- [WORK TO COMPLETE]: Write out each line of the listing as it stands, without the images.

:::::

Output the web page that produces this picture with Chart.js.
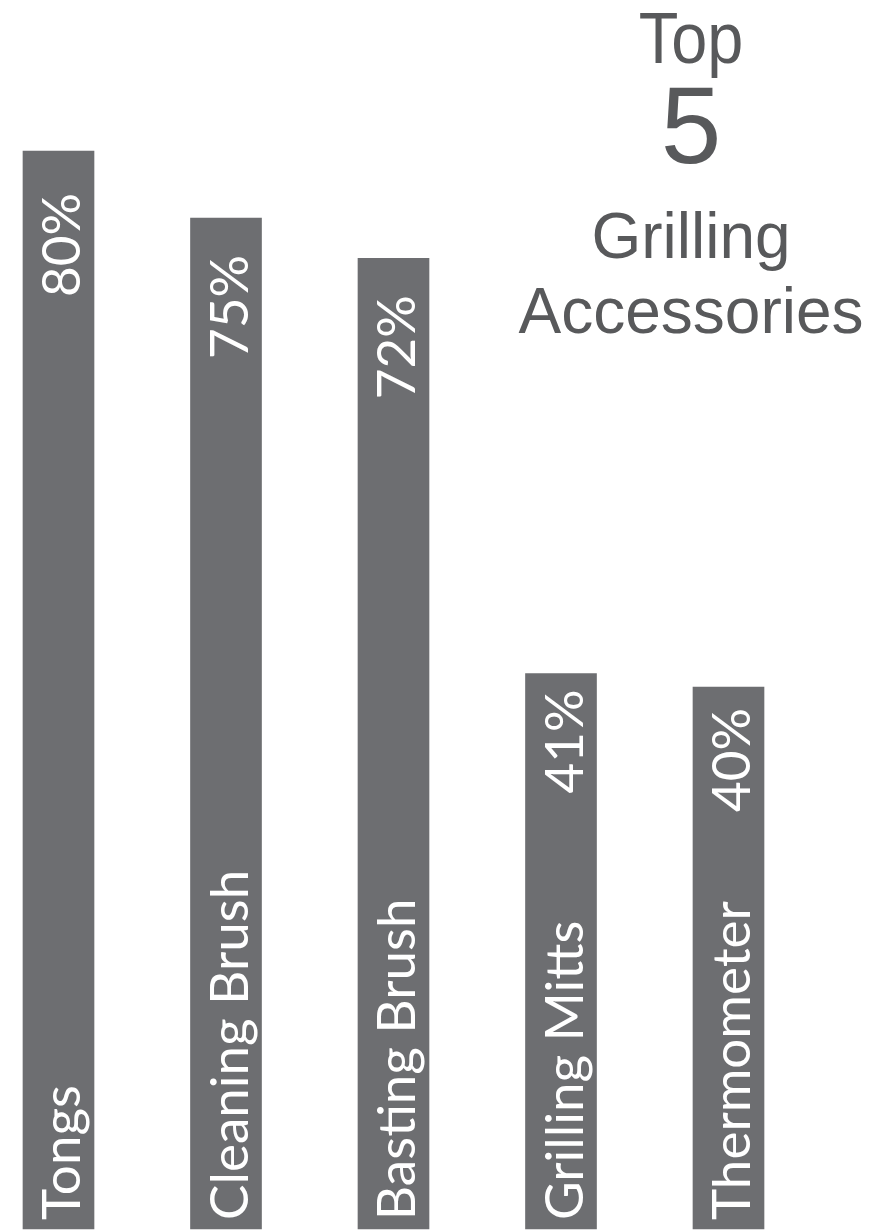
<!DOCTYPE html>
<html>
<head>
<meta charset="utf-8">
<script src="https://cdn.jsdelivr.net/npm/chart.js@4.4.0/dist/chart.umd.min.js"></script>
<style>
  html, body { margin: 0; padding: 0; background: #ffffff; }
  #wrap { position: relative; width: 869px; height: 1231px; }
</style>
</head>
<body>
<div id="wrap"><canvas id="c"></canvas></div>
<script>
// ---- data ----
const categories = ["Tongs", "Cleaning Brush", "Basting Brush", "Grilling Mitts", "Thermometer"];
const shares = [80, 75, 72, 41, 40];
const valueLabels = ["80%", "75%", "72%", "41%", "40%"];
const titleLines = ["Top", "5", "Grilling", "Accessories"];

// ---- style ----
const BAR_COLOR = "#6d6e71";
const TITLE_COLOR = "#58595b";
const Y_MIN = -0.448;
const Y_MAX = 91.27;
const pctLabelGap = [42, 37, 37, 16, 21];

const barTextPlugin = {
  id: "barText",
  afterDatasetsDraw(chart) {
    const ctx = chart.ctx;
    const meta = chart.getDatasetMeta(0);
    ctx.save();
    ctx.fillStyle = "#ffffff";
    ctx.font = "53px Lato";
    ctx.textBaseline = "alphabetic";
    meta.data.forEach((bar, i) => {
      const bx = bar.x + 21.5;
      // category name, reading bottom-to-top
      ctx.save();
      ctx.translate(bx, bar.base - 9);
      ctx.rotate(-Math.PI / 2);
      ctx.textAlign = "left";
      ctx.fillText(categories[i], 0, 0);
      ctx.restore();
      // value label near bar top
      ctx.save();
      ctx.translate(bx, bar.y + pctLabelGap[i]);
      ctx.rotate(-Math.PI / 2);
      ctx.textAlign = "right";
      ctx.fillText(valueLabels[i], 0, 0);
      ctx.restore();
    });
    ctx.restore();
  }
};

const titlePlugin = {
  id: "bigTitle",
  afterDraw(chart) {
    const ctx = chart.ctx;
    const cx = 691;
    const specs = [
      { size: 72, base: 63, sx: 0.9 },
      { size: 109, base: 163, sx: 1 },
      { size: 64, base: 258, sx: 1 },
      { size: 64, base: 333, sx: 1 }
    ];
    ctx.save();
    ctx.fillStyle = TITLE_COLOR;
    ctx.textAlign = "center";
    ctx.textBaseline = "alphabetic";
    titleLines.forEach((t, i) => {
      const s = specs[i];
      ctx.save();
      ctx.translate(cx, s.base);
      ctx.scale(s.sx, 1);
      ctx.font = s.size + 'px "Liberation Sans", Arial, sans-serif';
      ctx.fillText(t, 0, 0);
      ctx.restore();
    });
    ctx.restore();
  }
};

const whiteBg = {
  id: "whiteBg",
  beforeDraw(chart) {
    const ctx = chart.ctx;
    ctx.save();
    ctx.fillStyle = "#ffffff";
    ctx.fillRect(0, 0, chart.width, chart.height);
    ctx.restore();
  }
};

new Chart(document.getElementById("c"), {
  type: "bar",
  data: {
    labels: categories,
    datasets: [{
      data: shares,
      backgroundColor: BAR_COLOR,
      borderWidth: 0,
      barThickness: 71,
      base: Y_MIN,
      clip: false
    }]
  },
  options: {
    responsive: true,
    maintainAspectRatio: false,
    animation: false,
    devicePixelRatio: 1,
    layout: { padding: { left: 58.5, right: 140.5, top: 0, bottom: 2 } },
    plugins: {
      legend: { display: false },
      tooltip: { enabled: false },
      title: { display: false }
    },
    scales: {
      x: { type: "category", offset: false, display: false, grid: { display: false } },
      y: { min: Y_MIN, max: Y_MAX, display: false, grid: { display: false } }
    }
  },
  plugins: [whiteBg, barTextPlugin, titlePlugin]
});
</script>
</body>
</html>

:::::

- [RIGHT ANSWER]:
Output the web page that produces this picture with Chart.js.
<!DOCTYPE html>
<html>
<head>
<meta charset="utf-8">
<script src="https://cdn.jsdelivr.net/npm/chart.js@4.4.0/dist/chart.umd.min.js"></script>
<style>
  html, body { margin: 0; padding: 0; background: #ffffff; }
  #wrap { position: relative; width: 869px; height: 1231px; }
</style>
</head>
<body>
<div id="wrap"><canvas id="c"></canvas></div>
<script>
// ---- data ----
const categories = ["Tongs", "Cleaning Brush", "Basting Brush", "Grilling Mitts", "Thermometer"];
const shares = [80, 75, 72, 41, 40];
const valueLabels = ["80%", "75%", "72%", "41%", "40%"];
const titleLines = ["Top", "5", "Grilling", "Accessories"];

// ---- style ----
const BAR_COLOR = "#6d6e71";
const TITLE_COLOR = "#58595b";
const Y_MIN = -0.448;
const Y_MAX = 91.27;
const pctLabelGap = [42, 37, 37, 16, 21];

const barTextPlugin = {
  id: "barText",
  afterDatasetsDraw(chart) {
    const ctx = chart.ctx;
    const meta = chart.getDatasetMeta(0);
    ctx.save();
    ctx.fillStyle = "#ffffff";
    ctx.font = "53px Lato";
    ctx.textBaseline = "alphabetic";
    meta.data.forEach((bar, i) => {
      const bx = bar.x + 21.5;
      // category name, reading bottom-to-top
      ctx.save();
      ctx.translate(bx, bar.base - 9);
      ctx.rotate(-Math.PI / 2);
      ctx.textAlign = "left";
      ctx.fillText(categories[i], 0, 0);
      ctx.restore();
      // value label near bar top
      ctx.save();
      ctx.translate(bx, bar.y + pctLabelGap[i]);
      ctx.rotate(-Math.PI / 2);
      ctx.textAlign = "right";
      ctx.fillText(valueLabels[i], 0, 0);
      ctx.restore();
    });
    ctx.restore();
  }
};

const titlePlugin = {
  id: "bigTitle",
  afterDraw(chart) {
    const ctx = chart.ctx;
    const cx = 691;
    const specs = [
      { size: 72, base: 63, sx: 0.9 },
      { size: 109, base: 163, sx: 1 },
      { size: 64, base: 258, sx: 1 },
      { size: 64, base: 333, sx: 1 }
    ];
    ctx.save();
    ctx.fillStyle = TITLE_COLOR;
    ctx.textAlign = "center";
    ctx.textBaseline = "alphabetic";
    titleLines.forEach((t, i) => {
      const s = specs[i];
      ctx.save();
      ctx.translate(cx, s.base);
      ctx.scale(s.sx, 1);
      ctx.font = s.size + 'px "Liberation Sans", Arial, sans-serif';
      ctx.fillText(t, 0, 0);
      ctx.restore();
    });
    ctx.restore();
  }
};

const whiteBg = {
  id: "whiteBg",
  beforeDraw(chart) {
    const ctx = chart.ctx;
    ctx.save();
    ctx.fillStyle = "#ffffff";
    ctx.fillRect(0, 0, chart.width, chart.height);
    ctx.restore();
  }
};

new Chart(document.getElementById("c"), {
  type: "bar",
  data: {
    labels: categories,
    datasets: [{
      data: shares,
      backgroundColor: BAR_COLOR,
      borderWidth: 0,
      barThickness: 71,
      base: Y_MIN,
      clip: false
    }]
  },
  options: {
    responsive: true,
    maintainAspectRatio: false,
    animation: false,
    devicePixelRatio: 1,
    layout: { padding: { left: 58.5, right: 140.5, top: 0, bottom: 2 } },
    plugins: {
      legend: { display: false },
      tooltip: { enabled: false },
      title: { display: false }
    },
    scales: {
      x: { type: "category", offset: false, display: false, grid: { display: false } },
      y: { min: Y_MIN, max: Y_MAX, display: false, grid: { display: false } }
    }
  },
  plugins: [whiteBg, barTextPlugin, titlePlugin]
});
</script>
</body>
</html>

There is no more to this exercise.